Вспомнил, что хозяева так и не появились — твердо выполняют соглашение по сдаче комнаты внаем, — не затрудняют друг другу жизнь.
Шофер был весел — он выспался за те два с половиной часа, что я крутился у больной. Халат мой был серый, с несколькими каплями крови. Я был обессилен, но под углями усталости чуть томилась слабая искорка удовлетворения — повезло, выкрутился, спас.
Рухнул на топчан. Диспетчер Зина, посмотрев листки, поняла, что за работу я делал, и дала немного поспать.
Да, а человек, как известно, существо конформное, то есть он быстро привыкает и к хорошему, и к плохому. К хорошему, разумеется, быстрее. Но да это ладно — это уж я шибко глубоко хватаю.

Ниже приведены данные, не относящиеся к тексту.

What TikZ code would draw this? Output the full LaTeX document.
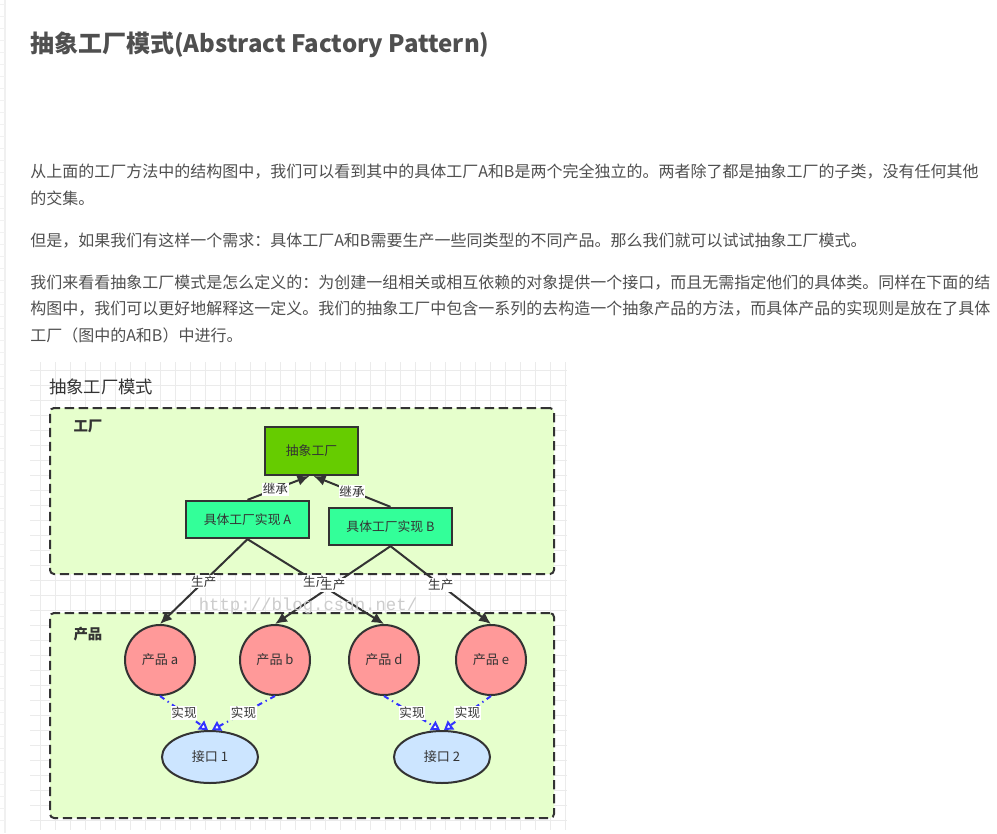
\documentclass[tikz,border=0pt]{standalone}
\usepackage{fontspec}
\setmainfont{Noto Sans CJK SC}
\newfontfamily\wmfont{Liberation Mono}
\usetikzlibrary{arrows.meta,shapes.geometric}
\definecolor{txt}{HTML}{4F4F4F}
\definecolor{dk}{HTML}{333333}
\definecolor{cont}{HTML}{E6FFCC}
\definecolor{absc}{HTML}{66CC00}
\definecolor{conc}{HTML}{33FF99}
\definecolor{prodc}{HTML}{FF9999}
\definecolor{ifc}{HTML}{CCE5FF}
\definecolor{blueline}{HTML}{3333FF}
\definecolor{gridc}{HTML}{EBEBEB}
\tikzset{
  body/.style={anchor=west, inner sep=0, text=txt, font=\fontsize{12pt}{12pt}\selectfont},
  container/.style={draw=dk, fill=cont, line width=1.5pt, dash pattern=on 7pt off 3.5pt, rounded corners=3pt, inner sep=0},
  grouplbl/.style={inner sep=0, text=dk, font=\bfseries\fontsize{10.8pt}{11pt}\selectfont},
  fbox/.style={draw=dk, line width=1.5pt, inner sep=0, text=dk, font=\fontsize{9.6pt}{10pt}\selectfont},
  prod/.style={circle, draw=dk, fill=prodc, line width=1.5pt, minimum size=52.5pt, inner sep=0, text=dk, font=\fontsize{9.8pt}{10pt}\selectfont},
  iface/.style={ellipse, draw=dk, fill=ifc, line width=1.5pt, minimum width=72pt, minimum height=39pt, inner sep=0, text=dk, font=\fontsize{9.8pt}{10pt}\selectfont},
  solidarrow/.style={draw=dk, line width=1.5pt, -{Latex[length=9pt,width=8pt]}},
  realarrow/.style={draw=blueline, line width=1.5pt, dash pattern=on 4pt off 3pt on 1pt off 3pt, -{Triangle[fill=white,length=6.5pt,width=8pt]}},
  lbl/.style={fill=white, inner sep=0.6pt, text=dk, font=\fontsize{9.4pt}{10pt}\selectfont},
  gridline/.style={draw=gridc, line width=0.6pt}
}
\begin{document}
\begin{tikzpicture}[x=0.75pt,y=-0.75pt]
\useasboundingbox (0,0) rectangle (997,833);
\fill[white] (0,0) rectangle (997,833);
% page edge marks
\draw[gray!12, line width=0.8pt] (5,0) -- (5,833);
\foreach \ty in {4,16,...,830} \draw[gray!10, line width=0.6pt] (0,\ty) -- (5,\ty);

% title and text
\node[anchor=west, inner sep=0, text=txt, font=\bfseries\fontsize{18pt}{18pt}\selectfont] (title) at (30,45) {抽象工厂模式(Abstract Factory Pattern)};
\node[body] (p1a) at (30,172) {从上面的工厂方法中的结构图中，我们可以看到其中的具体工厂A和B是两个完全独立的。两者除了都是抽象工厂的子类，没有任何其他};
\node[body] (p1b) at (30,198) {的交集。};
\node[body] (p2) at (30,241) {但是，如果我们有这样一个需求：具体工厂A和B需要生产一些同类型的不同产品。那么我们就可以试试抽象工厂模式。};
\node[body] (p3a) at (30,283) {我们来看看抽象工厂模式是怎么定义的：为创建一组相关或相互依赖的对象提供一个接口，而且无需指定他们的具体类。同样在下面的结};
\node[body] (p3b) at (30,309) {构图中，我们可以更好地解释这一定义。我们的抽象工厂中包含一系列的去构造一个抽象产品的方法，而具体产品的实现则是放在了具体};
\node[body] (p3c) at (30,335) {工厂（图中的A和B）中进行。};

% grid
\foreach \gx in {40,55,...,565} \draw[gridline] (\gx,362) -- (\gx,830);
\foreach \gy in {370,385,...,829} \draw[gridline] (30,\gy) -- (567,\gy);

% diagram title
\node[anchor=west, inner sep=0, text=dk, font=\fontsize{13pt}{13pt}\selectfont] (dtitle) at (49,387) {抽象工厂模式};

% containers
\node[container, minimum width=378pt, minimum height=124.5pt] (fac) at (302,491) {};
\node[container, minimum width=378pt, minimum height=153.75pt] (prd) at (302,715.5) {};
\node[grouplbl] (faclbl) at (88,426) {工厂};
\node[grouplbl] (prdlbl) at (88,634) {产品};

% factory boxes
\node[fbox, fill=absc, minimum width=69.75pt, minimum height=36pt] (abs) at (311.5,451) {抽象工厂};
\node[fbox, fill=conc, minimum width=92.25pt, minimum height=28pt] (fa) at (247.5,519.5) {具体工厂实现 A};
\node[fbox, fill=conc, minimum width=92.25pt, minimum height=28pt] (fb) at (390.5,526.5) {具体工厂实现 B};

% products
\node[prod] (pa) at (160,660) {产品 a};
\node[prod] (pb) at (275,660) {产品 b};
\node[prod] (pd) at (384,660) {产品 d};
\node[prod] (pe) at (491,660) {产品 e};

% interfaces
\node[iface] (i1) at (210,757) {接口 1};
\node[iface] (i2) at (442,757) {接口 2};

% inheritance
\draw[solidarrow] (fa.north) -- ([xshift=-1.5pt]abs.south) node[lbl, pos=0.45] {继承};
\draw[solidarrow] (fb.north) -- ([xshift=1.5pt]abs.south) node[lbl, pos=0.5] {继承};

% produce
\draw[solidarrow] (fa.south) -- (pa.north) node[lbl, pos=0.5] {生产};
\draw[solidarrow] (fa.south) -- (pd.north) node[lbl, pos=0.5] {生产};
\draw[solidarrow] (fb.south) -- (pb.north) node[lbl, pos=0.5] {生产};
\draw[solidarrow] (fb.south) -- (pe.north) node[lbl, pos=0.5] {生产};

% realization
\draw[realarrow] (pa.south) -- ([xshift=-1.5pt]i1.north) node[lbl, pos=0.5] {实现};
\draw[realarrow] (pb.south) -- ([xshift=1.5pt]i1.north) node[lbl, pos=0.5] {实现};
\draw[realarrow] (pd.south) -- ([xshift=-1.5pt]i2.north) node[lbl, pos=0.5] {实现};
\draw[realarrow] (pe.south) -- ([xshift=1.5pt]i2.north) node[lbl, pos=0.5] {实现};

% watermark
\node[inner sep=0, text=gray!40, font=\wmfont\fontsize{13pt}{13pt}\selectfont] (wm) at (308,606) {http://blog.csdn.net/};
\end{tikzpicture}
\end{document}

И я довольно резво привык к работе в одиночку, собственно, у нас бригады-то организованы всего пять лет назад. А до этого я же пятнадцать лет не в вольных струях эфира парил.
Привык. Тем более, что на нашей «Скорой» нет разделения на скорую и неотложную помощь, как в больших городах. Все, на что вызвали — наше. И не меньше половины вызовов не для «скорой», а для «неотложки» — температура у взрослого повысилась, сделать укол онкобольному, перевозка, все такое.
А это уж совсем другое дело. Тут не надо заранее собирать волю, подбираться в предчувствии тяжелой работы. Нет, все сравнительно просто, в сущности, на одной выучке, не включая коры.
То есть вызовов больше, чем в бригаде, но нервной и сердечной траты на каждом вызове меньше, по кругу одно на одно и выходит — по усталости в конце смены.
Но вовсе привык к работе линейного врача в ближайшее воскресное дежурство. Про себя я называю это — сделать большой круг, то есть проехать по периметру две трети района.
Правда, сперва я привез в хирургию больного, который выпал из окна второго этажа.
Это был сорокалетний дородный, короткошеий мужчина с лицом, как блин, которое достойно покоилось на груди.
С утра мужчина затеял — причем, в трезвом состоянии — забавную такую игру: высовываясь из окна, он плевал в прохожих, стараясь, разумеется, в них попасть. А было, напомню, воскресное утро, люди спешили в кино или на рынок — много народу, хорошее поле действия.